Subject: Strange userland trap after cpu_lwp_exit
To: None <tech-kern@NetBSD.org>
From: Martin Husemann <firstname.lastname@example.org>
Date: 09/10/2006 19:02:58
I'm a bit puzzled by some debuging "results" I see and would like to solicit
hints for further debugging.
I have a SMP machine (where SMP is not working well yet, so there certainly
are bugs, and they sure are all my fault). This arch does lazy fpu saving.
Now I see the following, strange sequence of events:
- a new lwp is created, cpu_lwp_fork is called, finds the parent lwp
to have valid FPU state, and copies that state over to the new lwp
- time passes, fpustate is saved, restored several times
[all the above happens on various cpus]
- on one cpu I get a call to cpu_lwp_free.
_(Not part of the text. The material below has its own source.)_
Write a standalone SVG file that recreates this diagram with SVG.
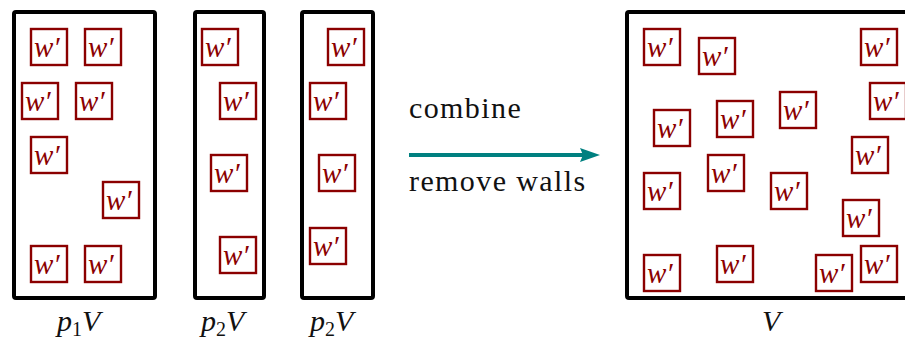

The save fpu state is marked
- on another cpu I get a userland FPU-not-enabled fault for this same lwp,
which now would access the invalid fpu state
I can not see how anything in userland could run once some lwp hass passed
through cpu_lwp_free - any ideas what is wrong here?
I only came up with radical ones (like "sheduler lock is not working, but
I'm pretty sure the simple_lock code is ok), or the ones I don't want to
hear: something is wrong in the locore scheduler related functions.
Any other ideas?